MTPR

Violent Crime Rate In Billings Leveling Off With Targeted Enforcement

May 8, 2019
Originally published on May 8, 2019 5:24 pm


One year into a federal initiative aimed at reducing violent crime rates, law enforcement officials in Billings say they’ve curbed an upward trend.

The violent crime rate in Yellowstone County increased year over year over the past half-decade, sometimes jumping as much as 26 percent in a given twelve months.

But since last April, the rate of murders, robberies and aggravated assaults grew just 1.3 percent.

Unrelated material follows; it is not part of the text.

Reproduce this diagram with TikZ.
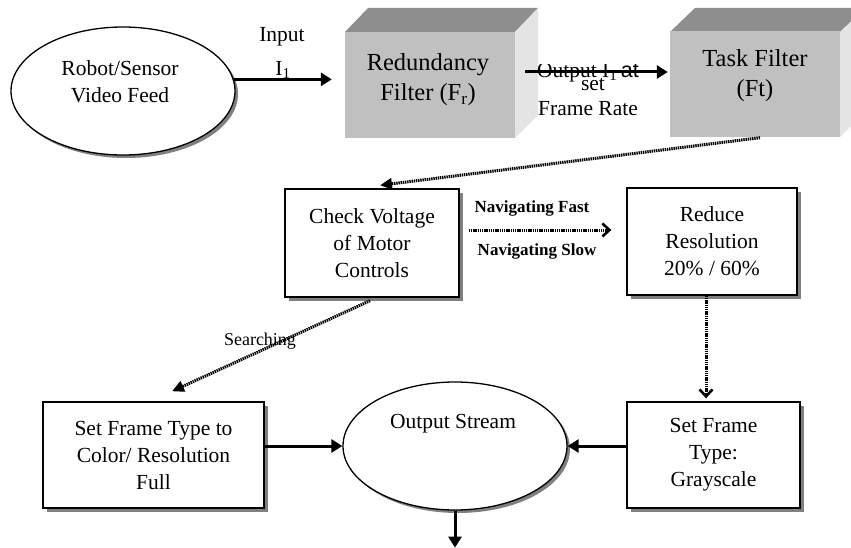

Montana Attorney General Tim Fox attributes the plateau to Project Safe Neighborhoods, a reinvigorated U.S. Department of Justice initiative that fosters cooperation between local, state and federal law enforcement agencies to reduce crime and develop substance abuse treatment and prevention strategies.

"Everyone is putting more resources into this problem in recent years and it's because of the crescendo that's been talked about today - the impact on lives, families and businesses in our communities as a whole," Fox says.

Speaking at a press conference at the federal courthouse Wednesday, U.S. Attorney Kurt Alme said drug trafficking and use, particularly meth, is the cause of most violent crimes in Yellowstone County. He says by using local law enforcement data, state and federal agencies have been better able to target the few people who commit the majority of violent crimes.

"So if you can target these alpha criminals, then you should be able to reduce violent crime," Alme says. "Go to the right area and target the right people and get the most violent people off the street."

The U.S. Attorney’s Office says it’s charged 170 defendants in Yellowstone County with federal meth trafficking, armed robbery and firearms offenses since Project Safe Neighborhoods began last year. 245 pounds of meth -- or about 890,000 doses with an estimated $11 million in street value -- has been seized.

Yellowstone County Attorney Scott Twito says arrests and convictions are just one avenue of the Project.

"Others in the community need to get together to further these efforts by reducing the demand for this horrible drug," Twito says.

Yellowstone Substance Abuse Connect, a coalition of more than 50 area nonprofit, government and service agencies that formed last May, has been using federal grant money to draft a formal community assessment of existing resources and gaps to combat meth use.

Yellowstone Connect will present initial findings Friday and expects to release a comprehensive community plan by July.